--- BEGIN ---

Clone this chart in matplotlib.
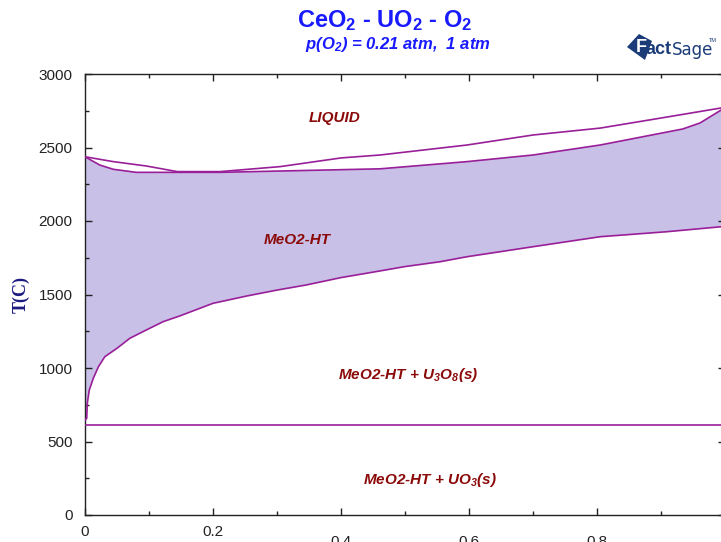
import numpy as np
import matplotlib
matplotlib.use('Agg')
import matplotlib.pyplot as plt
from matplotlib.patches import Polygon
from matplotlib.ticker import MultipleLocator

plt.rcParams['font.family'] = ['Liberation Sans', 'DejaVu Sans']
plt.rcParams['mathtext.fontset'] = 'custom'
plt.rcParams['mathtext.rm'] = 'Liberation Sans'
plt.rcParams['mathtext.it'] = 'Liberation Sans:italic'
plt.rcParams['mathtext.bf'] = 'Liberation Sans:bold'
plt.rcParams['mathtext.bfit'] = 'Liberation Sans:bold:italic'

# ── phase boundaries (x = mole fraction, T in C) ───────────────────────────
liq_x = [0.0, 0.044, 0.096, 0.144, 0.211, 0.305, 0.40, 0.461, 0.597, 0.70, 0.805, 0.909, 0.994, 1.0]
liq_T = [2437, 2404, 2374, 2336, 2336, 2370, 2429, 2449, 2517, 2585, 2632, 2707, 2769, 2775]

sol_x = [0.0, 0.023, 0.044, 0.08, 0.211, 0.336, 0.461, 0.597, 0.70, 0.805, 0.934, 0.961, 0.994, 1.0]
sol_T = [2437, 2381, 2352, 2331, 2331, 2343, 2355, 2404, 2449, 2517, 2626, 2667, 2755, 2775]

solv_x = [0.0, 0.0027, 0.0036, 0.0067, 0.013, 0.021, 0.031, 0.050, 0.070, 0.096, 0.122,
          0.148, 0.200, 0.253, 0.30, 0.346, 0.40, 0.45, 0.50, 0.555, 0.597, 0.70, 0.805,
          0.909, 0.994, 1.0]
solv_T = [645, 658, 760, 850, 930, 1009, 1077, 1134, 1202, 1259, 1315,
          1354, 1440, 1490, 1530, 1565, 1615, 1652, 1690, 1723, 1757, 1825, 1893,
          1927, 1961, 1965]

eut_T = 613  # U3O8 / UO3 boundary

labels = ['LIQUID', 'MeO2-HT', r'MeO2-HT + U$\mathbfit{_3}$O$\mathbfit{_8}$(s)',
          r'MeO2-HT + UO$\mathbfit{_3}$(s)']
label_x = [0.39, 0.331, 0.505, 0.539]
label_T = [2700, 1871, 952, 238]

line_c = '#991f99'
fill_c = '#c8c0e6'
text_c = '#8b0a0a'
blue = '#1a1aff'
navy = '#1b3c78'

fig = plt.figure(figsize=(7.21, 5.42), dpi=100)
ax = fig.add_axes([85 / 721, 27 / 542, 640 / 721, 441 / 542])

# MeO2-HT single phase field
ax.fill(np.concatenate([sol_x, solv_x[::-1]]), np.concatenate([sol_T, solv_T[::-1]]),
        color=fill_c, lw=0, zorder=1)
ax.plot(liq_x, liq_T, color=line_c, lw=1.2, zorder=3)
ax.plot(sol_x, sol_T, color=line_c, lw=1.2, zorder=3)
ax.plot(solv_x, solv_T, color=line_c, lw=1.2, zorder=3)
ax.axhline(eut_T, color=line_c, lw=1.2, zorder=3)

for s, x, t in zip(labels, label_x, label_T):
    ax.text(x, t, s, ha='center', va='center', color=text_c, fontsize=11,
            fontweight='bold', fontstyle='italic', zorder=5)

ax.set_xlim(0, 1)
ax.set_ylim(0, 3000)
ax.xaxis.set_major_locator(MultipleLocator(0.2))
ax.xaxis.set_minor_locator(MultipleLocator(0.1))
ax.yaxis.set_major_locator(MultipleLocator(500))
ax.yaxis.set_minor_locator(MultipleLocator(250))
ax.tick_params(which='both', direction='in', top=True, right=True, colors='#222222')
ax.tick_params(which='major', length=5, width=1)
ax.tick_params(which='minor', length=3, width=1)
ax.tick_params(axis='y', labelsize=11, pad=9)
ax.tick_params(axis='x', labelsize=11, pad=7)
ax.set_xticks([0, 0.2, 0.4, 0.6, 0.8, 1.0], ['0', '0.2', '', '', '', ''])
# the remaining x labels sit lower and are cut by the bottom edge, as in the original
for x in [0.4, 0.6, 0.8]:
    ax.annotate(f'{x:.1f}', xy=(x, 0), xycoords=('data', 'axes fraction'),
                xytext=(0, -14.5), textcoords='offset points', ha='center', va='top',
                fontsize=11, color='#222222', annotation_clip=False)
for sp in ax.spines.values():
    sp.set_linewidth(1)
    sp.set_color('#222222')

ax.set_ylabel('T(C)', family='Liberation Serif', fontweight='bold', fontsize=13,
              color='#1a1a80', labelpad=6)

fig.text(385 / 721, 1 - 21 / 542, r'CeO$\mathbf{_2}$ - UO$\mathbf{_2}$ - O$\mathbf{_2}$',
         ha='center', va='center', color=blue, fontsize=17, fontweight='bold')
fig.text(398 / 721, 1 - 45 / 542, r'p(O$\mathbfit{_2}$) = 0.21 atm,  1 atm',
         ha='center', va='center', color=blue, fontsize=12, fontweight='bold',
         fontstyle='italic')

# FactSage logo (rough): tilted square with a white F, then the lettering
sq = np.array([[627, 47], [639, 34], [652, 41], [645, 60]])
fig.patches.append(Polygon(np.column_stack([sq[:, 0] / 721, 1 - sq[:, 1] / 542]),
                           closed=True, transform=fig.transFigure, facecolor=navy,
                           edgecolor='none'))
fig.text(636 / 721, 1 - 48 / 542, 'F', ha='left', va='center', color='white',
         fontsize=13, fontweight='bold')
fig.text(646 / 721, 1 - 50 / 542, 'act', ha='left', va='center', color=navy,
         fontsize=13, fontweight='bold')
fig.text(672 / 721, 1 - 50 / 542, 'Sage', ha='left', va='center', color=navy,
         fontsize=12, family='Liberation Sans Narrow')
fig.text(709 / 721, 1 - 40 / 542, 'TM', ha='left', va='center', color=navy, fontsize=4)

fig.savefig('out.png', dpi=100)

--- END ---

__Written problem__
Skip every picture and transcribe the data above exactly.

__The result__
Clone this chart in matplotlib.
import numpy as np
import matplotlib
matplotlib.use('Agg')
import matplotlib.pyplot as plt
from matplotlib.patches import Polygon
from matplotlib.ticker import MultipleLocator

plt.rcParams['font.family'] = ['Liberation Sans', 'DejaVu Sans']
plt.rcParams['mathtext.fontset'] = 'custom'
plt.rcParams['mathtext.rm'] = 'Liberation Sans'
plt.rcParams['mathtext.it'] = 'Liberation Sans:italic'
plt.rcParams['mathtext.bf'] = 'Liberation Sans:bold'
plt.rcParams['mathtext.bfit'] = 'Liberation Sans:bold:italic'

# ── phase boundaries (x = mole fraction, T in C) ───────────────────────────
liq_x = [0.0, 0.044, 0.096, 0.144, 0.211, 0.305, 0.40, 0.461, 0.597, 0.70, 0.805, 0.909, 0.994, 1.0]
liq_T = [2437, 2404, 2374, 2336, 2336, 2370, 2429, 2449, 2517, 2585, 2632, 2707, 2769, 2775]

sol_x = [0.0, 0.023, 0.044, 0.08, 0.211, 0.336, 0.461, 0.597, 0.70, 0.805, 0.934, 0.961, 0.994, 1.0]
sol_T = [2437, 2381, 2352, 2331, 2331, 2343, 2355, 2404, 2449, 2517, 2626, 2667, 2755, 2775]

solv_x = [0.0, 0.0027, 0.0036, 0.0067, 0.013, 0.021, 0.031, 0.050, 0.070, 0.096, 0.122,
          0.148, 0.200, 0.253, 0.30, 0.346, 0.40, 0.45, 0.50, 0.555, 0.597, 0.70, 0.805,
          0.909, 0.994, 1.0]
solv_T = [645, 658, 760, 850, 930, 1009, 1077, 1134, 1202, 1259, 1315,
          1354, 1440, 1490, 1530, 1565, 1615, 1652, 1690, 1723, 1757, 1825, 1893,
          1927, 1961, 1965]

eut_T = 613  # U3O8 / UO3 boundary

labels = ['LIQUID', 'MeO2-HT', r'MeO2-HT + U$\mathbfit{_3}$O$\mathbfit{_8}$(s)',
          r'MeO2-HT + UO$\mathbfit{_3}$(s)']
label_x = [0.39, 0.331, 0.505, 0.539]
label_T = [2700, 1871, 952, 238]

line_c = '#991f99'
fill_c = '#c8c0e6'
text_c = '#8b0a0a'
blue = '#1a1aff'
navy = '#1b3c78'

fig = plt.figure(figsize=(7.21, 5.42), dpi=100)
ax = fig.add_axes([85 / 721, 27 / 542, 640 / 721, 441 / 542])

# MeO2-HT single phase field
ax.fill(np.concatenate([sol_x, solv_x[::-1]]), np.concatenate([sol_T, solv_T[::-1]]),
        color=fill_c, lw=0, zorder=1)
ax.plot(liq_x, liq_T, color=line_c, lw=1.2, zorder=3)
ax.plot(sol_x, sol_T, color=line_c, lw=1.2, zorder=3)
ax.plot(solv_x, solv_T, color=line_c, lw=1.2, zorder=3)
ax.axhline(eut_T, color=line_c, lw=1.2, zorder=3)

for s, x, t in zip(labels, label_x, label_T):
    ax.text(x, t, s, ha='center', va='center', color=text_c, fontsize=11,
            fontweight='bold', fontstyle='italic', zorder=5)

ax.set_xlim(0, 1)
ax.set_ylim(0, 3000)
ax.xaxis.set_major_locator(MultipleLocator(0.2))
ax.xaxis.set_minor_locator(MultipleLocator(0.1))
ax.yaxis.set_major_locator(MultipleLocator(500))
ax.yaxis.set_minor_locator(MultipleLocator(250))
ax.tick_params(which='both', direction='in', top=True, right=True, colors='#222222')
ax.tick_params(which='major', length=5, width=1)
ax.tick_params(which='minor', length=3, width=1)
ax.tick_params(axis='y', labelsize=11, pad=9)
ax.tick_params(axis='x', labelsize=11, pad=7)
ax.set_xticks([0, 0.2, 0.4, 0.6, 0.8, 1.0], ['0', '0.2', '', '', '', ''])
# the remaining x labels sit lower and are cut by the bottom edge, as in the original
for x in [0.4, 0.6, 0.8]:
    ax.annotate(f'{x:.1f}', xy=(x, 0), xycoords=('data', 'axes fraction'),
                xytext=(0, -14.5), textcoords='offset points', ha='center', va='top',
                fontsize=11, color='#222222', annotation_clip=False)
for sp in ax.spines.values():
    sp.set_linewidth(1)
    sp.set_color('#222222')

ax.set_ylabel('T(C)', family='Liberation Serif', fontweight='bold', fontsize=13,
              color='#1a1a80', labelpad=6)

fig.text(385 / 721, 1 - 21 / 542, r'CeO$\mathbf{_2}$ - UO$\mathbf{_2}$ - O$\mathbf{_2}$',
         ha='center', va='center', color=blue, fontsize=17, fontweight='bold')
fig.text(398 / 721, 1 - 45 / 542, r'p(O$\mathbfit{_2}$) = 0.21 atm,  1 atm',
         ha='center', va='center', color=blue, fontsize=12, fontweight='bold',
         fontstyle='italic')

# FactSage logo (rough): tilted square with a white F, then the lettering
sq = np.array([[627, 47], [639, 34], [652, 41], [645, 60]])
fig.patches.append(Polygon(np.column_stack([sq[:, 0] / 721, 1 - sq[:, 1] / 542]),
                           closed=True, transform=fig.transFigure, facecolor=navy,
                           edgecolor='none'))
fig.text(636 / 721, 1 - 48 / 542, 'F', ha='left', va='center', color='white',
         fontsize=13, fontweight='bold')
fig.text(646 / 721, 1 - 50 / 542, 'act', ha='left', va='center', color=navy,
         fontsize=13, fontweight='bold')
fig.text(672 / 721, 1 - 50 / 542, 'Sage', ha='left', va='center', color=navy,
         fontsize=12, family='Liberation Sans Narrow')
fig.text(709 / 721, 1 - 40 / 542, 'TM', ha='left', va='center', color=navy, fontsize=4)

fig.savefig('out.png', dpi=100)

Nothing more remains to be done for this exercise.